Friday, April 03, 2009

What You’re Owed

The American dream is, in part, responsible for a great deal of crime and violence because people feel that the country owes them not only a living but a good living. - psychoanalyst David Abrahansen, San Francisco Examiner and Chronicle, November 18, 1975

What are you owed, really, by America? Not a thing, other than what’s dictated by law. You are owed the right to remain silent if you’re arrested. You’re owed freedom of religion. You’re owed the ability to cross a street in a cross walk with the light without getting run over. Other than that, what are you owed?

Are you owed a living? No. Are you owed happiness? Sorry, again no. You’re offered life, liberty, and the pursuit of happiness, but not happiness itself. And you have life, since you’re reading this, unless you’re dead and reading this, in which case contact me, I’d like to talk to you. And if you don’t have liberty, then either the system screwed up or you did. But you’re not owed a living. You’re not owed a great job. You’re not owed the right to do whatever you want at the expense of other people.

And the sooner you realize this, the happier you’ll be.
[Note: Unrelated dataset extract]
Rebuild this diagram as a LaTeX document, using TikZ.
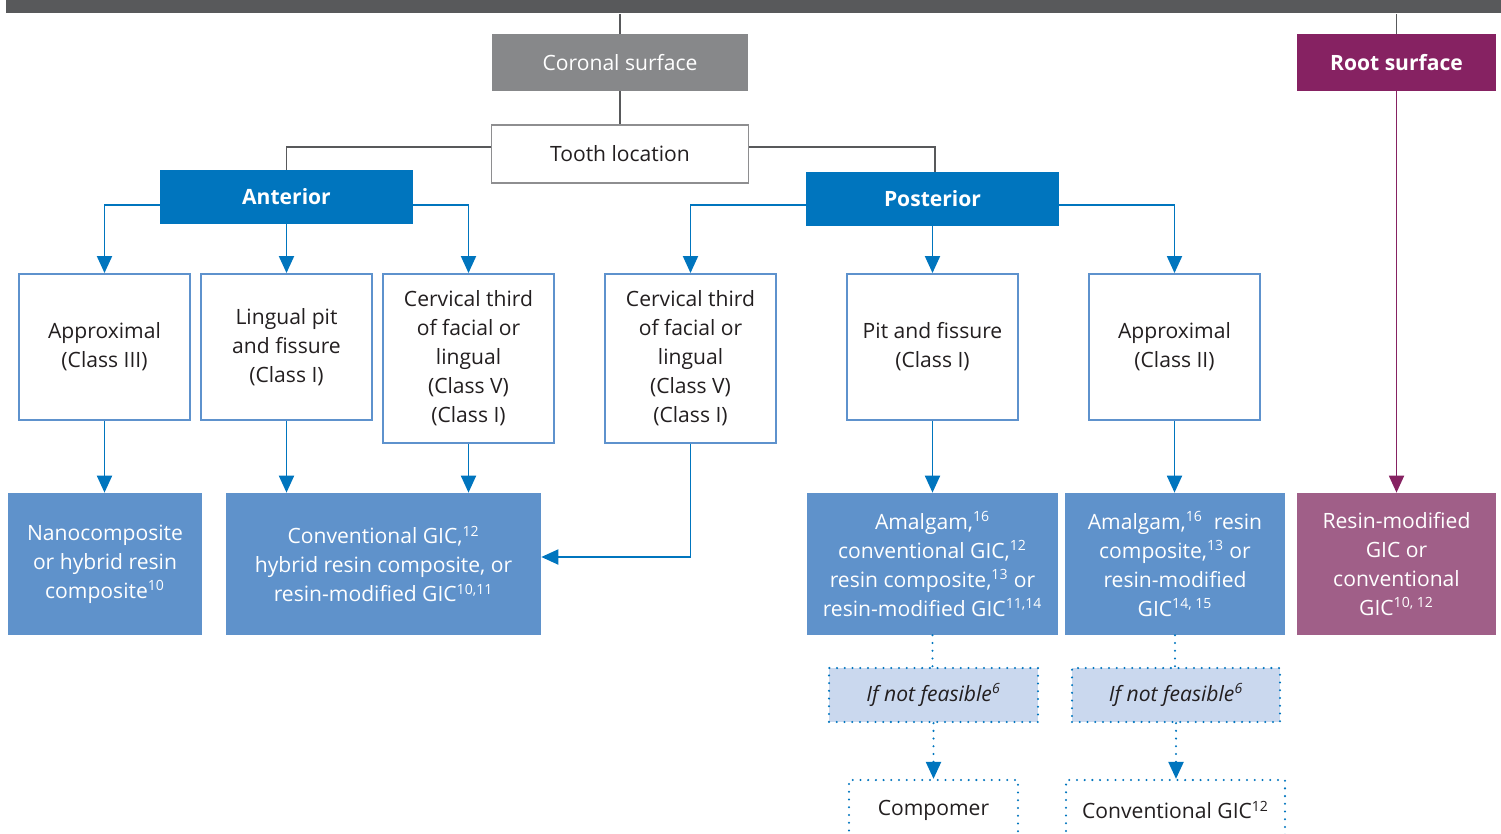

Or, if you refuse to realize it, then work on making the changes necessary so that you are owed it, because it isn’t true now.

Wednesday, April 01, 2009

Inertia (epilogue)

For me, those are the four main weapons that inertia has in my life – emotional investment, pride, difficulty, and self perception. Inertia may have other weapons in your life, other things that it holds over you as it shapes your life and your Future. You are stronger than inertia and all of its weapons. You don’t have to tackle the biggest beast on the first go. If you want, you can make little changes, combat inertia on the small scale, before going on to the more important issues. What is important, though, is that the choices you make are because you want to make those choices, not because they’re easy, and inertia can make some otherwise-ugly choices look pretty appealing. You deserve the very best you can give yourself, and the very best Future.